Making Food Important 6/14

Making Food Important 6/14
Claudette Pelletier-Hannah

June 2014

Breakfast is the meal I enjoy eating out the least. That’s probably because I eat pretty much the same breakfast every day of the week – and I love it.

As a result, I was getting a little cranky while staying at a Chicago hotel recently. Not surprisingly, my bran cereal with 13 grams of fiber, hemp hearts, ground flax seeds, plain yogurt, bananas, berries, almonds, walnuts, and of course milk, was nowhere on the menu.

The allegedly steel-cut oatmeal was actually highly processed. The granola and yogurt was loaded with sugar. Eggs? Not my favorite, but if I must . . .

I choose to see myself as discriminating versus difficult to please. I make food important. I prefer whole foods, as opposed to processed foods. I enjoy healthy dishes with a little attention to preparation and flavor. It doesn’t have to be complicated.

A flag goes up when I hear clients talking about “grabbing something” to eat. What they usually mean is something “instantly available” or “fast” from a business that sells food. It can also mean something they can eat fast, or eat while doing something else – fast. What’s the hurry? How about “fixing” something and taking some time to enjoy it?

If you’re concerned about your weight, or generally improving your health, pay attention to the voice that says, “I’ll just grab something.” If you hear it a little too frequently, fear not. Just take a deep breath and slow yourself right down. Remember that YOU are important. Challenge the belief you might hold that you don’t have time to eat or to fix something simple.

If all you can do is grab something, grab an apple or a banana instead of muffins or other baked goods. Grab some raw vegetables or nuts.

Here are some ideas for fixing a simple lunch or snack. Culinary skills not required.
• Nothing cooks faster than an egg. Boiled? Scrambled? You decide.
• Pre-washed greens make salad prep super simple. You can even put an egg in it.
• Cottage cheese with a dash of balsamic vinegar, cucumbers and tomatoes is a tasty, balanced meal.
• Try plain yogurt with real fruit on top instead of the sweetened stuff on the bottom.
• Canned salmon with chopped orange slices and a dash of olive oil and balsamic vinegar is quick.
• Maybe you prefer tuna with celery and/or apple and a splash of mayonnaise.
• A boned and chopped chicken breast cooks very quickly. Add salad greens or other vegetables.
• A bowl of high-fibre cereal (5 + gms per serving) with milk, fruit and nuts is sure to satisfy.
• Remember the old faithful – sandwiches. Make it healthy with whole grain breads, vegetables and meat. Go easy on the cured meats.

You get the idea.

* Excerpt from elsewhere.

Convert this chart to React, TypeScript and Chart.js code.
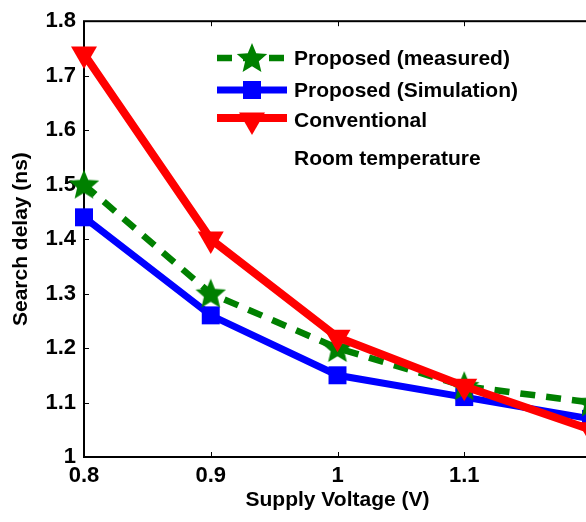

While I’m mostly referring here about what to eat, how you eat is equally important. Stop what you’re doing and take a deserving break. Eat slowly and mindfully, notice and enjoy what you’re having and what you’re doing.

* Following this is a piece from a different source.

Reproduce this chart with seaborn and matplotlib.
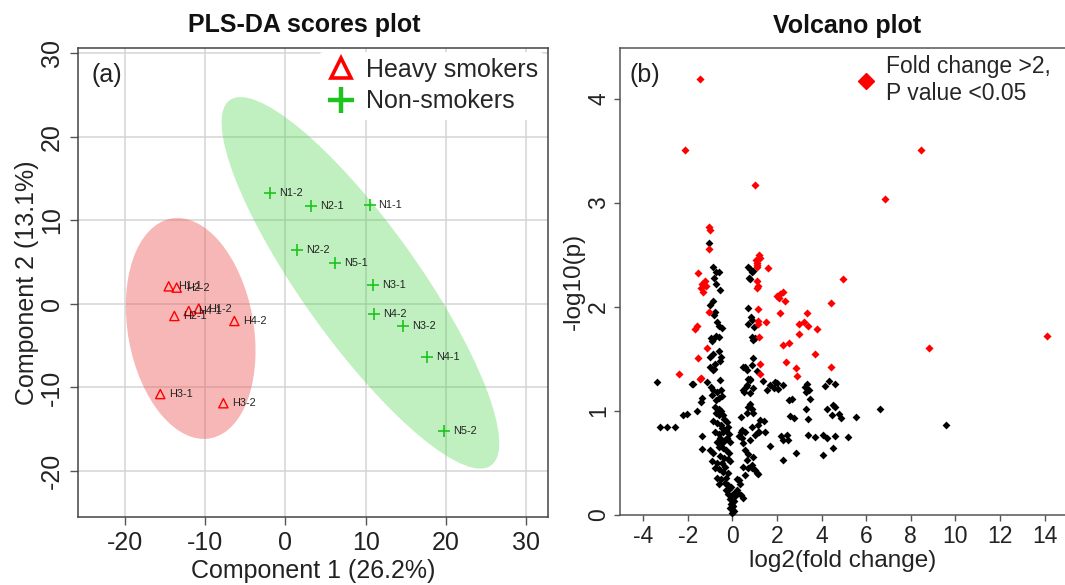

I’ve worked with many clients who never take a break during the workday. Sometimes encouraged by a work culture, this can easily become a habit that has the potential to undermine both health and happiness. I can’t believe it’s really productive to the workplace either.

Because I make food important, and I really do enjoy good food, it’s always worth it to me to prepare something. It’s a little easier for me, as I work from home. (Did I mention I appreciate my own cooking?)

With a little planning you can prepare lots of simple things to eat. Clients always tell me that when they plan their meals ahead they eat a lot better. Make a list of possibilities, then keep adding to it. A little planning prevents being caught off guard and compelled to grab something you might later regret.

If you don’t have time to cook or eat, what are you making more important? Is it truly more important? Remember that food is the fuel for your body. Besides water, what can be more basic and important to your life than the food you eat and how you eat it?

When you make food important you might:
• plan your meals
• keep the fridge stocked
• eat out less often
• use fresh, whole foods versus processed
• eat a balanced breakfast daily
• not skip meals
• understand the basics of nutrition
• read labels
• be willing to pay more for groceries
• grow your own vegetables
• sit down at a table to eat
• take time to chew, savor and enjoy your food
• remove distractions like TV or the newspaper

Now let’s make an important distinction.
 When I talk about making food important it comes from a positive, healthy place. It should feel good. If you are constantly thinking about what you will eat next, or constantly eating, or obsessing about calories, you too are making food important – but in an unhealthy, negative, kind of way. It doesn’t feel very good to be here. Perhaps food has become the enemy instead of an ally. And the availability of food on every corner is not supporting you. Let the list above inspire you, one step at a time.

Food on every corner, and everywhere in between, means tempting, fast food is always available. Ironically, restaurants and food vendors don’t always make food important. They make profit important. Don’t be taken in.

I’m left wondering. Why is it that at a White Sox game all there is to eat are hot dogs and ice cream? (Now I’m really cranky!) Come on food industry. Let us grow up instead of out.